Reading Web Data From Python >> Using Python to Access Web Data
1. Which of the following Python data structures is most similar to the value returned in this line of Python:
x = urllib.request.urlopen('http://data.pr4e.org/romeo.txt')
- socket
- dictionary
- regular expression
- list
- file handle
2.In this Python code, which line actually reads the data?
import socket
mysock = socket.socket(socket.AF_INET, socket.SOCK_STREAM)
mysock.connect(('data.pr4e.org', 80))
cmd = 'GET http://data.pr4e.org/romeo.txt HTTP/1.0\n\n'.encode()
mysock.send(cmd)
while True:
data = mysock.recv(512)
if (len(data) < 1):
break
print(data.decode())
mysock.close()
- mysock.recv()
- socket.socket()
- mysock.close()
- mysock.connect()
- mysock.send()
3. Which of the following regular expressions would extract the URL from this line of HTML:
<p>Please click <a href="http://www.dr-chuck.com">here</a></p>
- href=”(.+)“
- href=”.+”
- http://.*
- <.*>
4. In this Python code, which line is most like the open() call to read a file:
import socket
mysock = socket.socket(socket.AF_INET, socket.SOCK_STREAM)
mysock.connect(('data.pr4e.org', 80))
cmd = 'GET http://data.pr4e.org/romeo.txt HTTP/1.0\n\n'.encode()
mysock.send(cmd)
while True:
data = mysock.recv(512)
if (len(data) < 1):
break
print(data.decode())
mysock.close()
- mysock.connect()
- import socket
- mysock.recv()
- mysock.send()
- socket.socket()
5. Which HTTP header tells the browser the kind of document that is being returned?
- ETag:
- HTML-Document:
- Metadata:
- Document-Type:
- Content-Type:
6. What should you check before scraping a web site?

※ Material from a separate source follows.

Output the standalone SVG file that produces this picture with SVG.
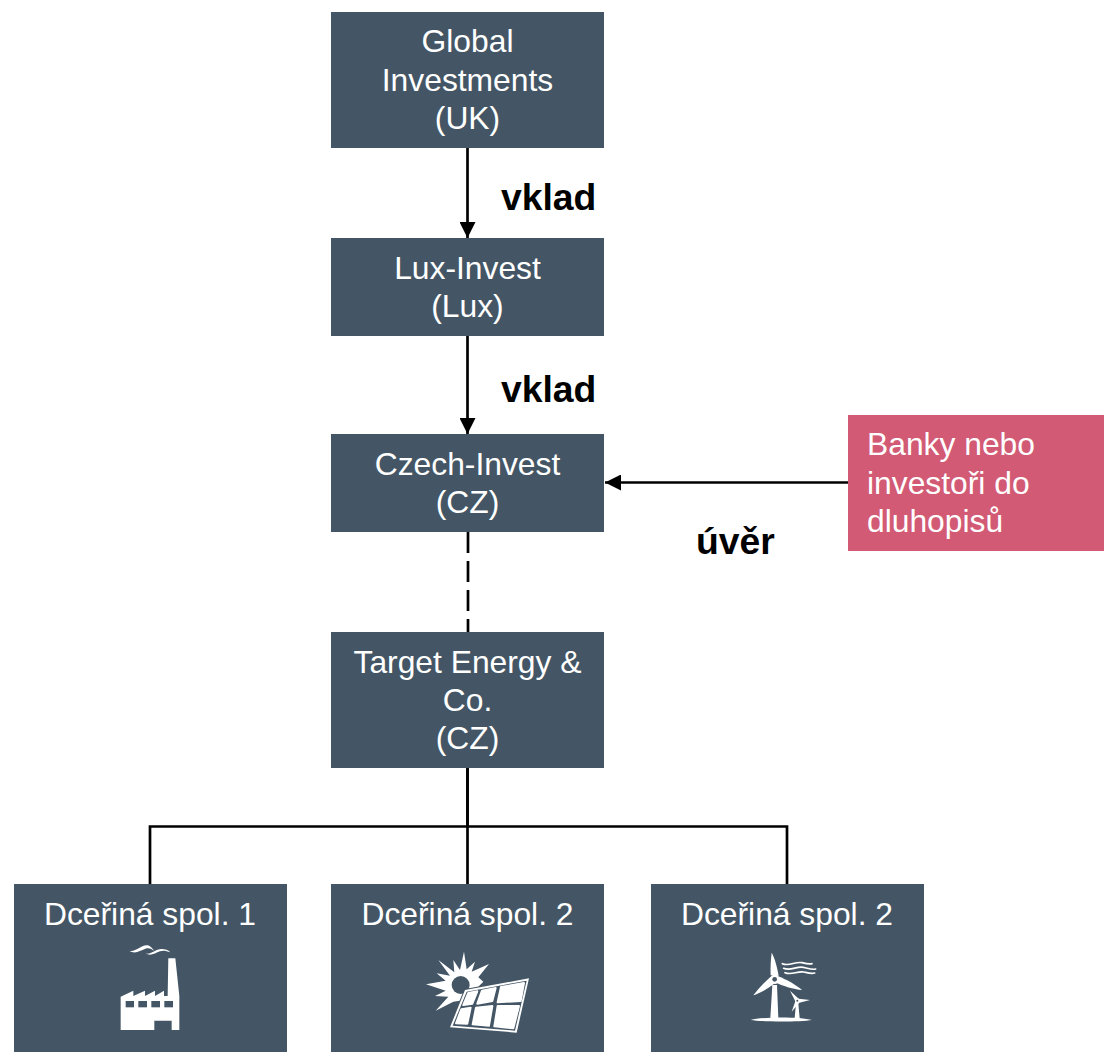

- That the web site supports the HTTP GET command
- That the web site returns HTML for all pages
- That the web site allows scraping
- That the web site only has links within the same site
7. What is the purpose of the BeautifulSoup Python library?
- It builds word clouds from web pages
- It repairs and parses HTML to make it easier for a program to understand
- It optimizes files that are retrieved many times
- It allows a web site to choose an attractive skin
- It animates web operations to make them more attractive
8. What ends up in the “x” variable in the following code:
html = urllib.request.urlopen(url).read()
soup = BeautifulSoup(html, 'html.parser')
x = soup('a')
- A list of all the anchor tags (<a..) in the HTML from the URL
- True if there were any anchor tags in the HTML from the URL
- All of the externally linked CSS files in the HTML from the URL
- All of the paragraphs of the HTML from the URL
9. What is the most common Unicode encoding when moving data between systems?
- UTF-64
- UTF-128
- UTF-16
- UTF-8
- UTF-32
10. What is the decimal (Base-10) numeric value for the upper case letter “G” in the ASCII character set?
- 71
- 7
- 103
- 25073
- 14
11. What word does the following sequence of numbers represent in ASCII:
108, 105, 110, 101
- tree
- func
- line
- lost
- ping
12. How are strings stored internally in Python 3?
- EBCDIC
- Unicode
- UTF-8
- ASCII
- Byte Code
13. When reading data across the network (i.e. from a URL) in Python 3, what method must be used to convert it to the internal format used by strings?
- encode()
- upper()
- trim()
- find()
- decode()